When she was done, her husband emerged from backstage, past a collage of black-and-white blowups from the family album, to hug her and deliver two brief kisses. “You were fabulous,” he told her.
Christie, the tough-talking Jersey pol, was chosen by Romney to deliver the evening-ending keynote address, a convention staple that typically features some of the most combative rhetoric of the entire event.
Christie delivered an outsider message aimed at the nation’s leaders, prefaced by a long description of his own life and gubernatorial record.
The governor never mentioned Obama by name. His most direct reference accused “Mr. President” of being poll-driven, a familiar gibe at incumbents.
“I’m here to tell you tonight that it is time to end this era of absentee leadership in the Oval Office and send real leaders to the White House. America needs Mitt Romney and Paul Ryan, and we need them right now,” Christie said to loud applause. Romney looked on from the audience, seated between his wife and former Secretary of State Condoleezza Rice.

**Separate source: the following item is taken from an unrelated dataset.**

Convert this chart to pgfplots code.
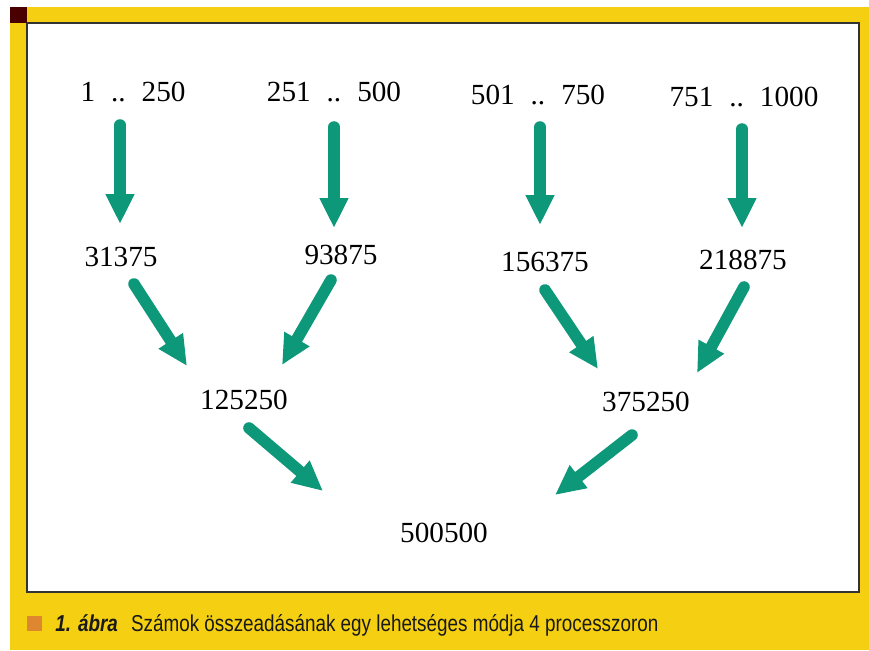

One of the hardest-hitting attacks on Obama came from unsuccessful GOP presidential contender Rick Santorum. The socially conservative former Pennsylvania senator assailed Obama’s election-year executive actions to spare some young illegal immigrants from deportation and allow states to seek waivers from the federal welfare law that Santorum helped draft.
“President Obama rules like he is above the law,” Santorum said. “Americans take heed: When a president can simply give a speech or write a memo and change the law to do what the law says he cannot do, we will no longer be a republic.” He accused Obama of creating “a nightmare of dependency” and drew cheers with a rare podium reference against abortion.